There was one vertical hill in particular, with a mountain of ice at the bottom and a tree stuck in the middle that had mushers shaking their heads.

“They put that tree in the middle of the glacier for extra thrills,” said Alaskan musher Kelly Griffin over salmon chowder.

Despite wayward trees and steep hills, all mushers agreed the trail is the best it’s been in years.

Griffin wasn’t expecting it.

And the good trail tired out her team.

“They’re going faster than I expected, and this has gotten them more tired,” she said. “We’re still on schedule, but I’m not sure for how long.”

The Rangers did a great job on the trail, said Dawson’s Peter Ledwidge.

“But there’s one tree I didn’t miss.”

Amazed he didn’t break his neck, Ledwidge came away from the crash a bit stunned, checking himself over to see if he was still in one piece.

“It looks like several others hit it too,” he said.

Ledwidge hauled into Carmacks with a dog in his basket.

“It sucks carrying a dog 60 miles,” he said.

“It puts you back a little bit.”

And it tires out the team.

Frank Turner, bleary-eyed and exhausted, agreed.

He one-upped Ledwidge, arriving with two dogs in the sled.

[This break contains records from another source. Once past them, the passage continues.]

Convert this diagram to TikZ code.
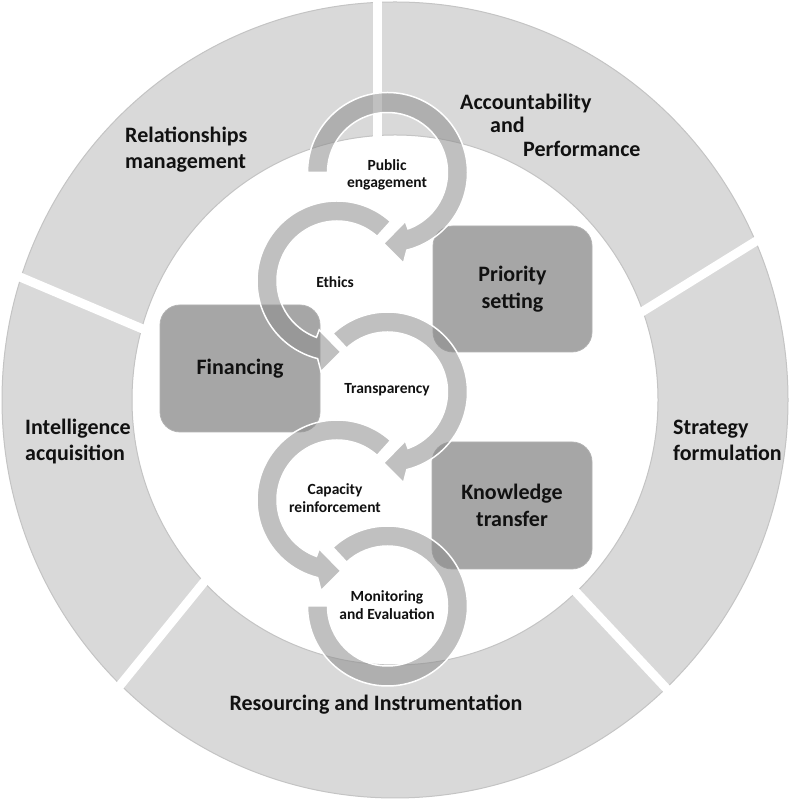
\documentclass[tikz,border=0pt]{standalone}
\usepackage{fontspec}
\setmainfont{Carlito}
\definecolor{ringc}{HTML}{D9D9D9}
\definecolor{ringedge}{HTML}{C4C4C4}
\definecolor{boxc}{HTML}{A6A6A6}
\definecolor{boxedge}{HTML}{B2B2B2}
\definecolor{arrc}{HTML}{8D8D8D}
\definecolor{txt}{HTML}{111111}
\begin{document}
\begin{tikzpicture}[x=1pt,y=1pt,
  ringlabel/.style={font=\bfseries\fontsize{22}{26}\selectfont, text=txt, align=left, inner sep=0pt},
  boxlabel/.style={font=\bfseries\fontsize{22}{27}\selectfont, text=txt, align=center, inner sep=0pt,
     fill=boxc, draw=boxedge, line width=0.8pt, rounded corners=20pt},
  arclabel/.style={font=\bfseries\fontsize{15.5}{17.5}\selectfont, text=txt, align=center, inner sep=0pt},
  arrowshape/.style={fill=arrc, fill opacity=0.55, draw=white, line width=1.5pt, line join=miter},
  gapline/.style={draw=white, line width=9pt},
  cwarrow/.pic={\path[arrowshape] (#1:80) arc[start angle=#1, end angle=-76, radius=80]
      -- (-80:92) -- (-93:71) -- (-70:52) -- (-70:60)
      arc[start angle=-70, end angle=#1, radius=60] -- cycle;},
  ccwarrow/.pic={\path[arrowshape] (#1:80) arc[start angle=#1, end angle=256, radius=80]
      -- (260:92) -- (273:71) -- (250:52) -- (250:60)
      arc[start angle=250, end angle=#1, radius=60] -- cycle;},
  lastarrow/.pic={\path[arrowshape] (133:80) arc[start angle=133, end angle=-180, radius=80]
      -- (180:60) arc[start angle=-180, end angle=133, radius=60] -- cycle;}
]
\useasboundingbox (0,0) rectangle (789,800);
\fill[white] (0,0) rectangle (789,800);

% outer ring
\coordinate (O) at (395,400);
\path[fill=ringc, draw=ringedge, line width=1pt, even odd rule]
  (O) ellipse[x radius=393, y radius=398] (O) ellipse[x radius=263, y radius=265];

% gaps between ring segments
\coordinate (g1a) at (377,806);   \coordinate (g1b) at (377,640);
\coordinate (g2a) at (1.6,530.8); \coordinate (g2b) at (156.4,465.2);
\coordinate (g3a) at (212.6,228.5); \coordinate (g3b) at (109.4,101.5);
\coordinate (g4a) at (563.3,221.6); \coordinate (g4b) at (676.7,100.4);
\coordinate (g5a) at (628,479.5); \coordinate (g5b) at (770,567.5);
\draw[gapline] (g1a) -- (g1b);
\draw[gapline] (g2a) -- (g2b);
\draw[gapline] (g3a) -- (g3b);
\draw[gapline] (g4a) -- (g4b);
\draw[gapline] (g5a) -- (g5b);

% ring labels
\node[ringlabel, anchor=west] (rel) at (125,650) {Relationships\\management};
\node[ringlabel, anchor=west, font=\bfseries\fontsize{22}{23.5}\selectfont] (acc) at (460,675)
  {Accountability\\\hspace*{30pt}and\\\hspace*{63pt}Performance};
\node[ringlabel, anchor=west] (int) at (25,358) {Intelligence\\acquisition};
\node[ringlabel, anchor=west] (str) at (673,360) {Strategy\\formulation};
\node[ringlabel] (res) at (376,95) {Resourcing and Instrumentation};

% boxes
\node[boxlabel, minimum width=159, minimum height=126] (prio) at (512.5,511) {Priority\\setting};
\node[boxlabel, minimum width=160, minimum height=127] (fin) at (240,431.5) {Financing};
\node[boxlabel, minimum width=160, minimum height=127] (know) at (512,294.5) {Knowledge\\transfer};

% circular arrows
\pic (ape) at (387.5,627.5) {cwarrow=180};
\pic (aet) at (337,519) {ccwarrow=48};
\pic (atr) at (387.5,408) {cwarrow=133};
\pic (aca) at (337,300) {ccwarrow=48};
\pic (amo) at (387.5,194) {lastarrow};

% arrow labels
\node[arclabel] (tpe) at (387,625) {Public\\engagement};
\node[arclabel] (tet) at (335,518) {Ethics};
\node[arclabel] (ttr) at (387,410) {Transparency};
\node[arclabel] (tca) at (335,302) {Capacity\\reinforcement};
\node[arclabel] (tmo) at (387,195) {Monitoring\\and Evaluation};
\end{tikzpicture}
\end{document}
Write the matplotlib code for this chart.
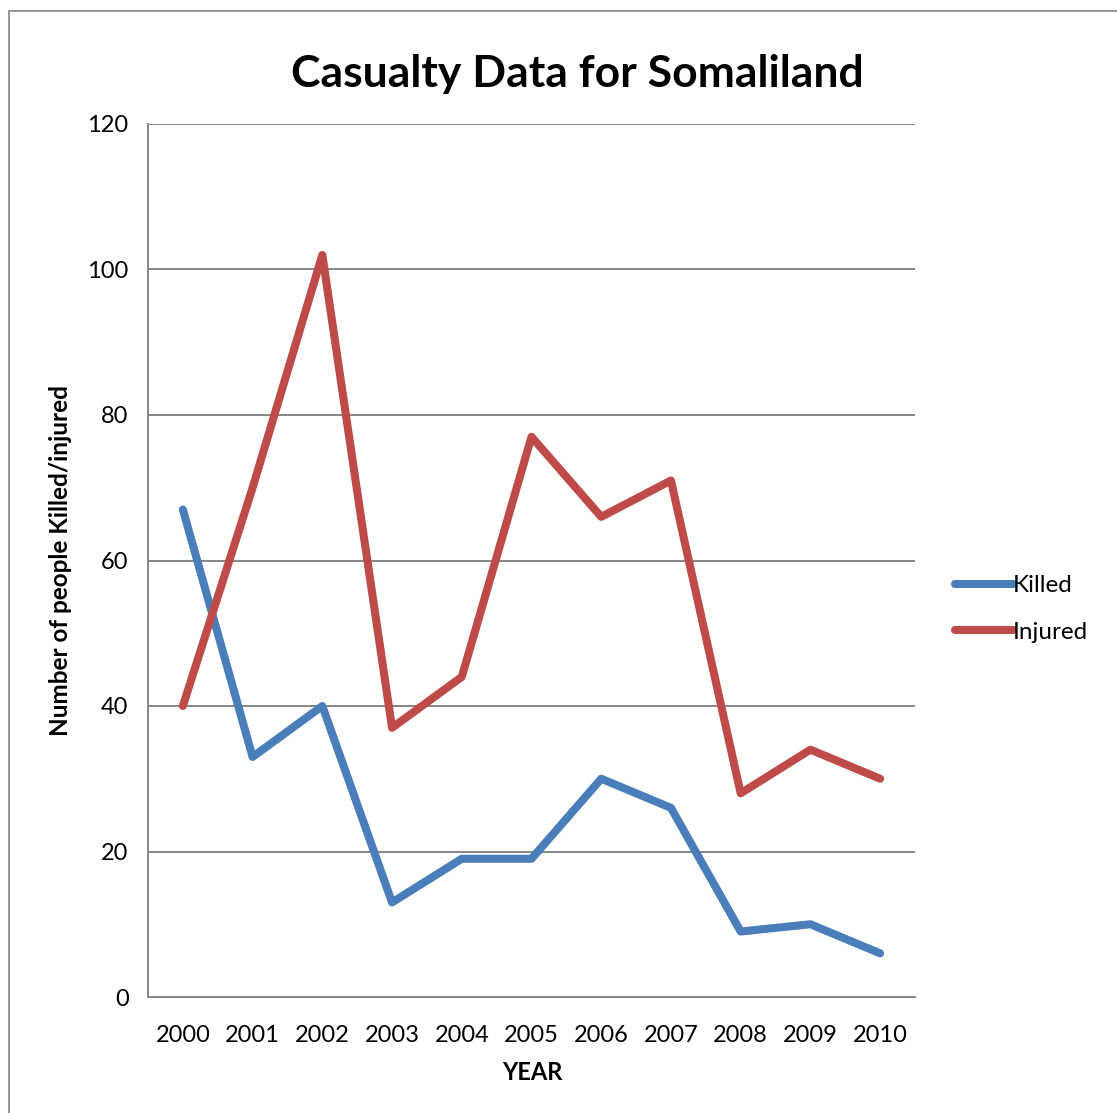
import matplotlib
matplotlib.use("Agg")
import matplotlib.pyplot as plt
from matplotlib.patches import Rectangle

years = ["2000", "2001", "2002", "2003", "2004", "2005", "2006", "2007", "2008", "2009", "2010"]
killed = [67, 33, 40, 13, 19, 19, 30, 26, 9, 10, 6]
injured = [40, 70, 102, 37, 44, 77, 66, 71, 28, 34, 30]
yticks = [0, 20, 40, 60, 80, 100, 120]

plt.rcParams['font.family'] = ['Lato', 'DejaVu Sans']

W, H = 1117, 1113
fig = plt.figure(figsize=(W / 100, H / 100), dpi=100)
fig.patches.append(Rectangle((9 / W, -0.1), 1.2, 1 - 11 / H + 0.1, transform=fig.transFigure,
                             fill=False, edgecolor='#8c8c8c', linewidth=1.3))

ax = fig.add_axes([148 / W, 1 - 997 / H, (915 - 148) / W, (997 - 124) / H])
x = list(range(len(years)))
ax.plot(x, killed, color='#4a7ebb', linewidth=5.8, solid_capstyle='round', solid_joinstyle='round', label='Killed')
ax.plot(x, injured, color='#be4b48', linewidth=5.8, solid_capstyle='round', solid_joinstyle='round', label='Injured')

ax.set_xlim(-0.5, len(years) - 0.5)
ax.set_ylim(0, 120)
ax.set_yticks(yticks)
ax.set_xticks(x)
ax.set_xticklabels(years)
ax.tick_params(axis='both', length=0, labelsize=17, colors='black')
ax.tick_params(axis='y', pad=14)
ax.tick_params(axis='x', pad=20)
ax.grid(axis='y', color='#868686', linewidth=1.4)
ax.set_axisbelow(True)
for s in ['top', 'right']:
    ax.spines[s].set_visible(False)
for s in ['left', 'bottom']:
    ax.spines[s].set_color('#868686')
    ax.spines[s].set_linewidth(1.4)

fig.text(577 / W, 1 - 74 / H, "Casualty Data for Somaliland", ha='center', va='center',
         fontsize=32, fontweight='bold')
fig.text(532 / W, 1 - 1072 / H, "YEAR", ha='center', va='center', fontsize=17, fontweight='bold')
fig.text(61 / W, 1 - 560 / H, "Number of people Killed/injured", ha='center', va='center',
         rotation=90, fontsize=17.5, fontweight='bold')

leg = ax.legend(loc='center left', bbox_to_anchor=(933 / W, 1 - 609 / H), bbox_transform=fig.transFigure,
                frameon=False, fontsize=17.5, handlelength=2.4, handletextpad=0.0, labelspacing=1.05)

fig.savefig("out.png", dpi=100)
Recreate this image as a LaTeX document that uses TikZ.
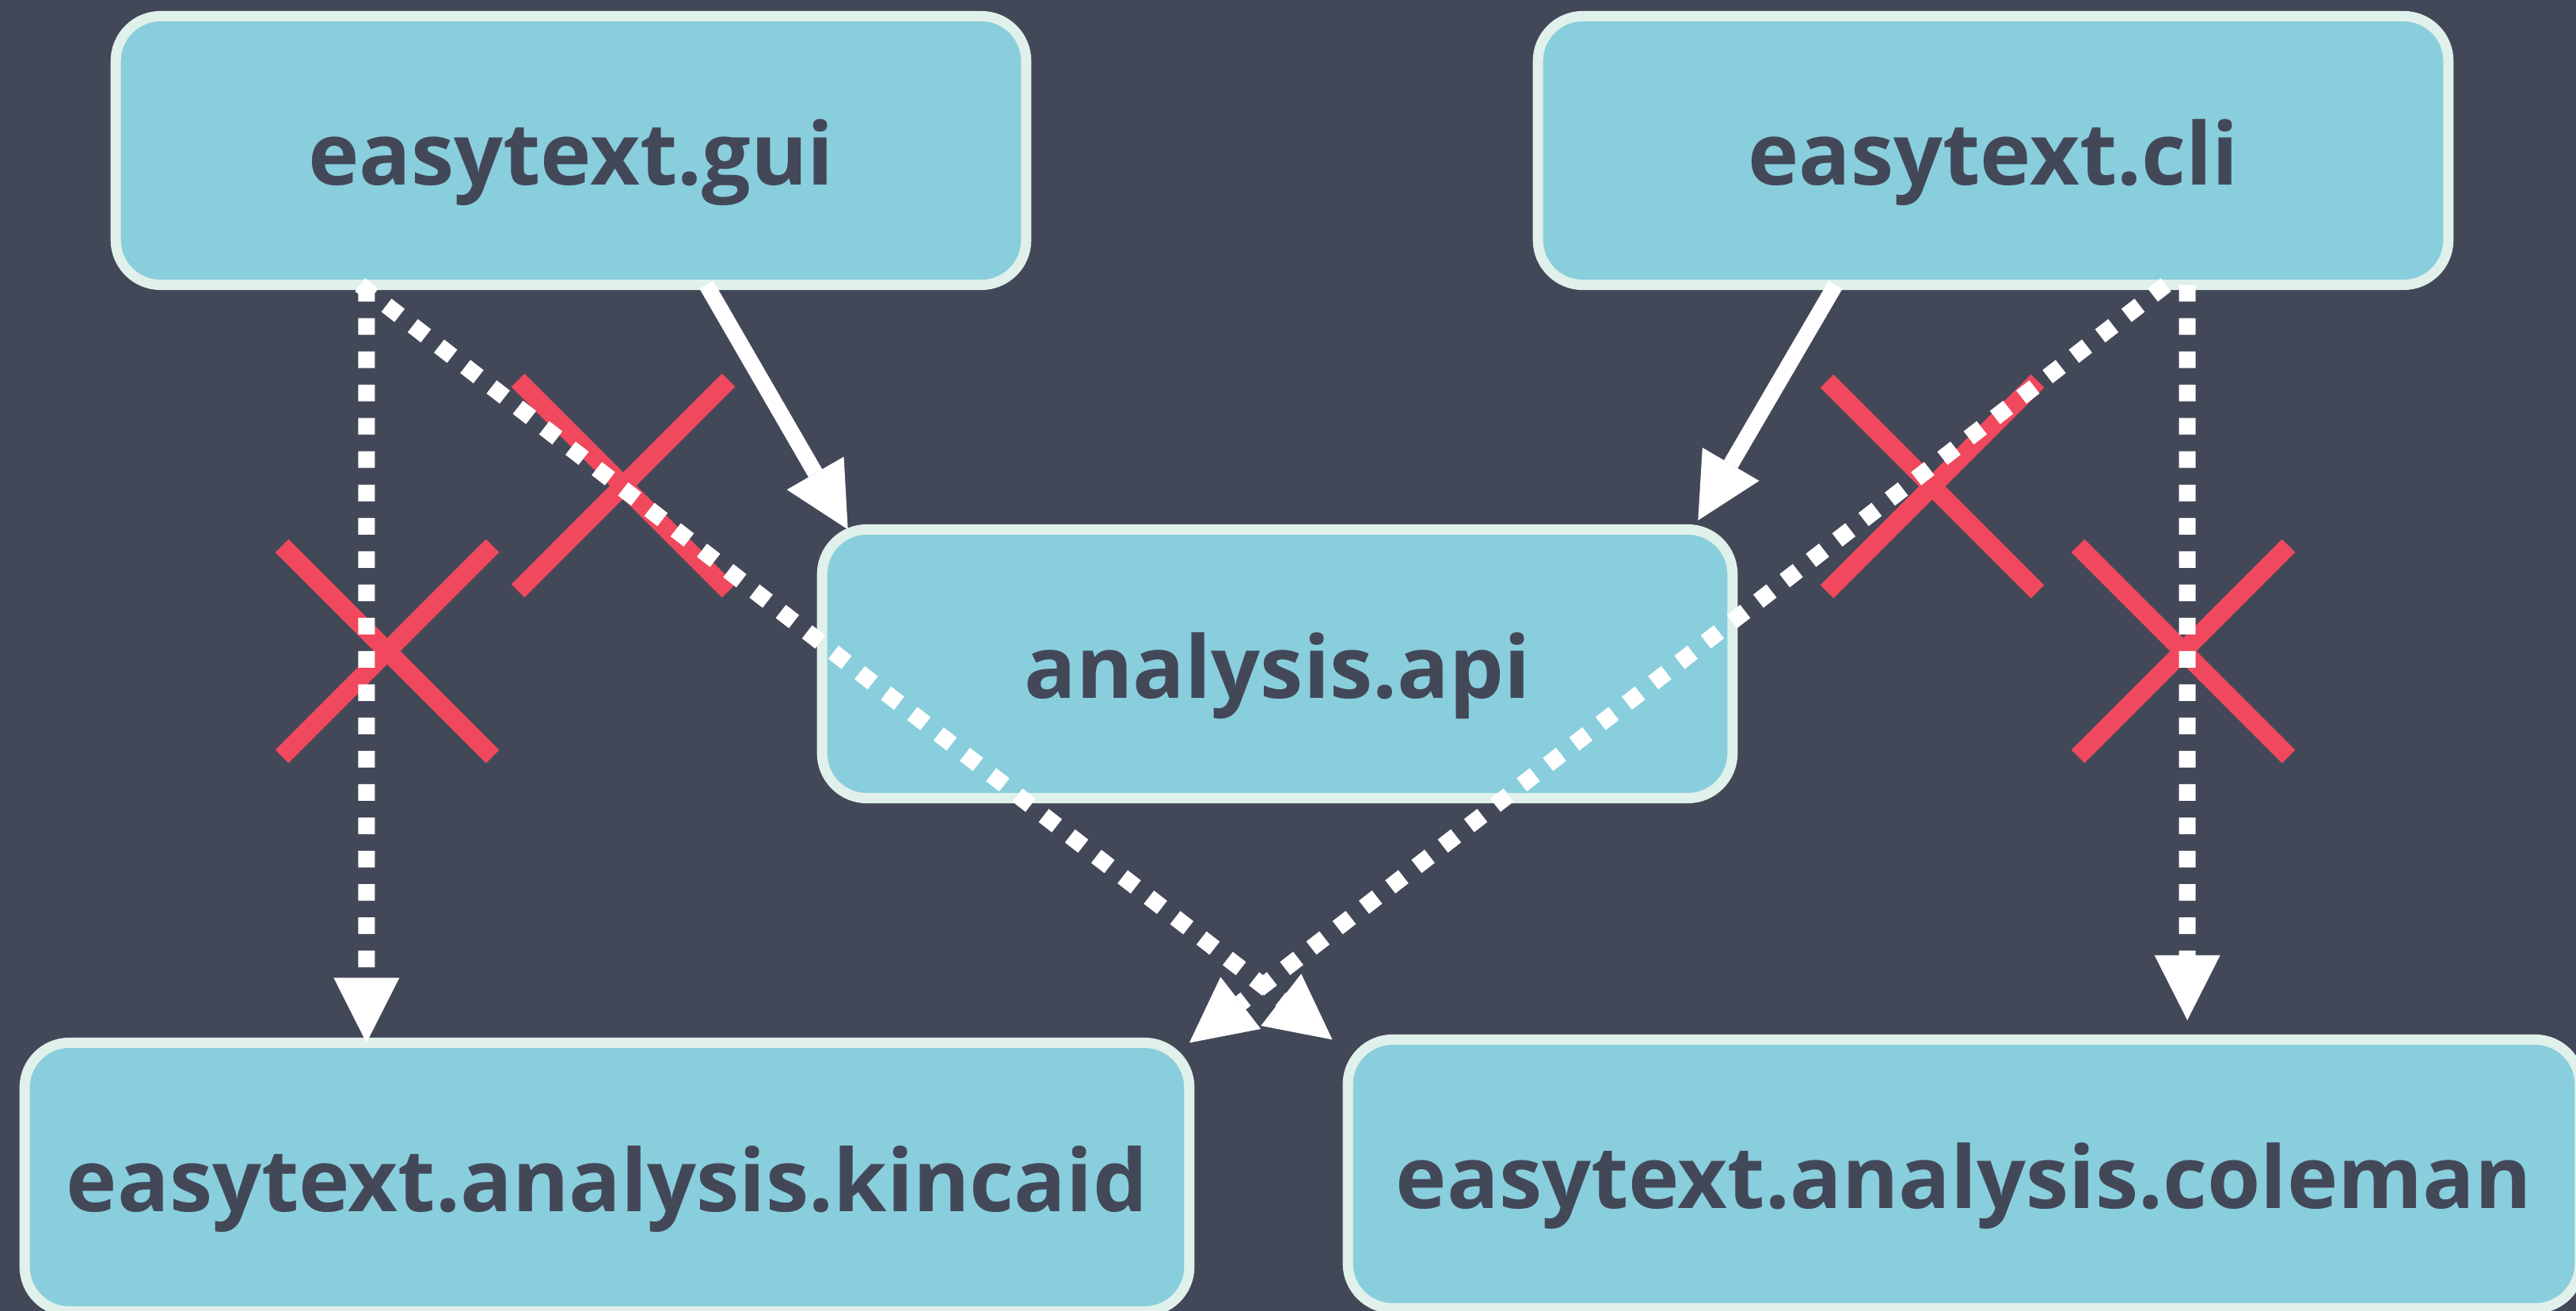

“Banshee got the bottom and Shyllo got the top,” he said.

Trying to stay focused, Turner is just thinking about getting to Fairbanks with the 12 dogs he has left.

The trail’s hard and fast, he added.

“If you have a great team, with the weather and trail, this is the year to let it rip.”

The fast trail sent Alaskan musher John Schandelmeier flying.

Coming down one of the hills, his snow hook caught a tree, slinging his sled into a bigger tree.

With a broken stanchion and bent runners he hobbled into Carmacks.

“It was like driving a snowplough,” he said.

Able to fix the sled with his repair kit, Schandelmeier didn’t seem fazed.

“If we weren’t bitching about the hard trail, we’d be bitching about the soft trail,” he said with a grin.

“Whatever the trail is, we’ll find something to bitch about.”